What's leaving Las Vegas more susceptible to this economic crisis than to previous ones? Diversification. Roughly 60 percent of the Las Vegas Strip's revenues now come from nongaming activities. By contrast, in 1991 and 1992, when the last comparable slowdown occurred, nongaming activities provided just 42 percent of overall revenue. "This is different from prior downturns," says Bill Lerner, a Deutsche Bank gaming-sector analyst. "Now that there are a lot more nongaming amenities, the visitation mix is leaning toward nongamblers, and the consumer coming to Vegas is different now than it was."
It doesn't help that the city's convention business is slipping. Several annual conventions have seen fewer attendees show up and have seen those who do come stay for shorter periods. For example, last week's National Association of Broadcasters confab attracted 105,000 registrants, down from 111,000 in 2007, according to NAB executive vice president Chris Brown. Those figures could have been worse, Brown says, but advance registrations were so far down that several hotel-casinos voluntarily offered to cut room rates by $10 or more to encourage attendance. Says Brown, "That's never happened before."
The Frankstons aren't the only vacationers staying away. Nearly 7 percent fewer cars crossed the Nevada-California border along Interstate 15 through February, reflecting in part that record-high gasoline prices are curtailing drive-in visitors from the largest neighboring state. Making matters worse, three airlines with substantial service to Las Vegas—Aloha, ATA and Champion—are going out of business.
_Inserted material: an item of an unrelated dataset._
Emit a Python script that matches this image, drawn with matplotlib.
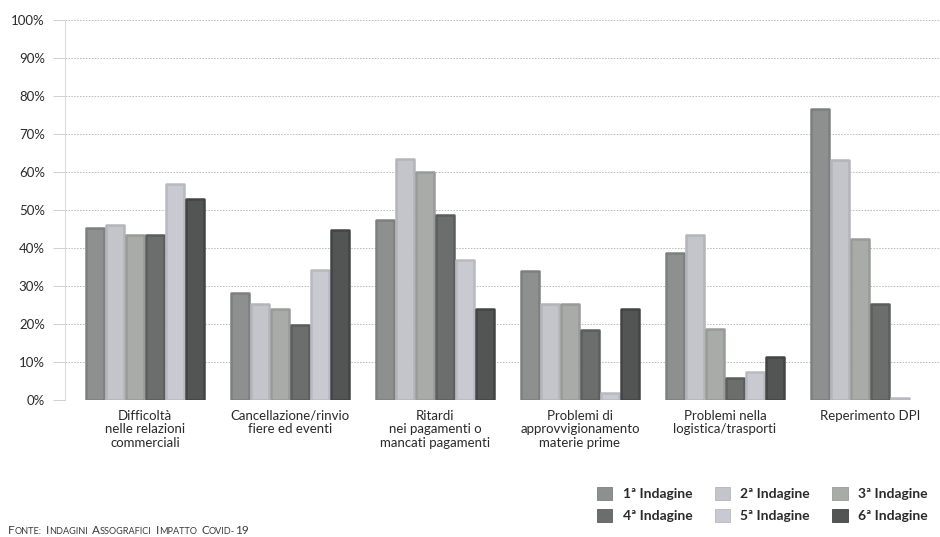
import numpy as np
import matplotlib.pyplot as plt
from matplotlib.patches import Patch

# Dati (percentuali)
categorie = ['Difficoltà\nnelle relazioni\ncommerciali',
             'Cancellazione/rinvio\nfiere ed eventi',
             'Ritardi\nnei pagamenti o\nmancati pagamenti',
             'Problemi di\napprovvigionamento\nmaterie prime',
             'Problemi nella\nlogistica/trasporti',
             'Reperimento DPI']
indagini = ['1ª Indagine', '2ª Indagine', '3ª Indagine',
            '4ª Indagine', '5ª Indagine', '6ª Indagine']
valori = [
    [45.2, 28.1, 47.5, 33.9, 38.6, 76.6],   # 1ª
    [46.0, 25.3, 63.3, 25.3, 43.4, 63.2],   # 2ª
    [43.4, 24.0, 60.1, 25.3, 18.6, 42.3],   # 3ª
    [43.3, 19.8, 48.7, 18.4, 5.9, 25.3],    # 4ª
    [56.9, 34.1, 36.8, 1.9, 7.5, 0.6],      # 5ª
    [52.8, 44.7, 23.9, 23.9, 11.2, np.nan],  # 6ª (nessun dato DPI)
]
colori = ['#8e9090', '#c4c4cb', '#a9aba9', '#6c6e6e', '#c9c9d1', '#535555']
bordi = ['#7e8080', '#b4b4bb', '#999b99', '#5c5e5e', '#b9b9c1', '#434545']

plt.rcParams['font.family'] = ['Lato', 'DejaVu Sans']

fig = plt.figure(figsize=(9.4, 5.37), dpi=100)
ax = fig.add_axes([65 / 940, 137 / 537, 875 / 940, 380 / 537])

x = np.arange(len(categorie))
passo = 0.138
largh = 0.118
for i, serie in enumerate(valori):
    off = (i - 2.5) * passo
    ax.bar(x + off, serie, width=largh, color=colori[i], edgecolor=bordi[i],
           linewidth=1.8, joinstyle='round', zorder=3)

ax.set_xlim(-0.552, 5.483)
ax.set_ylim(0, 100)
ax.set_yticks(np.arange(0, 101, 10))
ax.set_yticklabels([f'{v}%' for v in range(0, 101, 10)])
ax.set_xticks(x)
ax.set_xticklabels(categorie, fontsize=9.5, linespacing=1.15, color='#2a2a2a')

ax.grid(axis='y', linestyle=(0, (1.5, 1.5)), color='#b8b8b8', linewidth=0.7, zorder=0)
ax.tick_params(axis='x', length=0, pad=7)
ax.tick_params(axis='y', length=8.5, width=0.6, color='#c8c8c8', pad=6,
               labelsize=9.5, labelcolor='#2a2a2a')
for s in ['top', 'right', 'bottom']:
    ax.spines[s].set_visible(False)
ax.spines['left'].set_color('#d4d4d4')
ax.spines['left'].set_linewidth(0.6)

# Legenda: 3 colonne, riempimento per righe
ordine = [0, 3, 1, 4, 2, 5]
maniglie = [Patch(facecolor=colori[i], edgecolor=bordi[i], linewidth=0.6,
                  label=indagini[i]) for i in ordine]
fig.legend(handles=maniglie, loc='upper left', bbox_to_anchor=(597 / 940, 1 - 487 / 537),
           ncol=3, frameon=False, borderpad=0, borderaxespad=0,
           handlelength=1.1, handleheight=1.1, handletextpad=0.75,
           columnspacing=1.6, labelspacing=0.62,
           prop={'size': 10, 'weight': 'bold'}, labelcolor='#2a2a2a')

# Fonte in maiuscoletto
pezzi = [('F', 8.5, 0), ('ONTE:', 6.6, 0), ('I', 8.5, 3), ('NDAGINI', 6.6, 0),
         ('A', 8.5, 3), ('SSOGRAFICI', 6.6, 0), ('I', 8.5, 3), ('MPATTO', 6.6, 0),
         ('C', 8.5, 3), ('OVID-', 6.6, 0), ('19', 8.5, 0)]
prec = fig.text(8 / 940, 3 / 537, pezzi[0][0], fontsize=pezzi[0][1],
                color='#3a3a3a', va='baseline')
for testo, dim, gap in pezzi[1:]:
    prec = ax.annotate(testo, xy=(1, 0), xycoords=prec, xytext=(gap, 0),
                       textcoords='offset points', fontsize=dim, color='#3a3a3a',
                       va='bottom', ha='left', annotation_clip=False)

fig.savefig('out.png', dpi=100, facecolor='white')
Even the mortgage mess and the subsequent credit crunch have taken a toll on Vegas. Several major construction projects on the Strip are delayed due to financing problems, including a second tower for Donald Trump's new condo-hotel. Also delayed is a plan to build a $6 billion version of New York City's famed Plaza Hotel. And while construction continues on the half-built $3 billion Cosmopolitan Resort and Casino next to the Bellagio, the project may be in jeopardy after developer Bruce Eichner's company defaulted on a $760 million loan from Deutsche Bank. (Eichner did not respond to NEWSWEEK's request for comment.)
Despite such problems, other developers still seem more than willing to bet on the future of Vegas. There is more than $30 billion in new construction scheduled for the Strip. And assuming those projects don't get squeezed by the credit crunch, some 40,000 new hotel rooms will be added to the current 136,000 by 2011, resulting in 100,000 new service sector jobs.
Like other major U.S. cities, Las Vegas is banking on the Euro-rich to help out during these tough times. According to Robert LaFleur, a gaming-stock analyst for Susquehanna Financial Services, "Bachelor parties in Vegas are now all the rage for soon-to-be-wed fellows from Australia and the U.K., for instance, because it's so cheap to get there … Right now it's an easy sell to get people from overseas."
The city isn't skimping on its advertising budget, either. Last week the Las Vegas Convention and Visitors Authority launched a $12 million three-month national TV ad blitz called "Vegas Right Now" that insists "that there are new reasons why you ought to come," says Rob O'Keefe of R&R Partners, the ad agency that handles the annual $90 million tourist board account.
But given the host of problems facing the city, an ad campaign might not be enough of a fix. In one, called "The Dangers of Thinking," an announcer urges the audience to "do without thinking. Do Vegas right now." While it was witty, the ad irked Vegas regular Tania Franco of Atlanta, whose husband was recently forced to take a pay cut at his job. "The message is 'Don't think about how crappy your economic situation is, just come to Vegas, damn it. If you don't, you're a wallowing loser.' That's insensitive."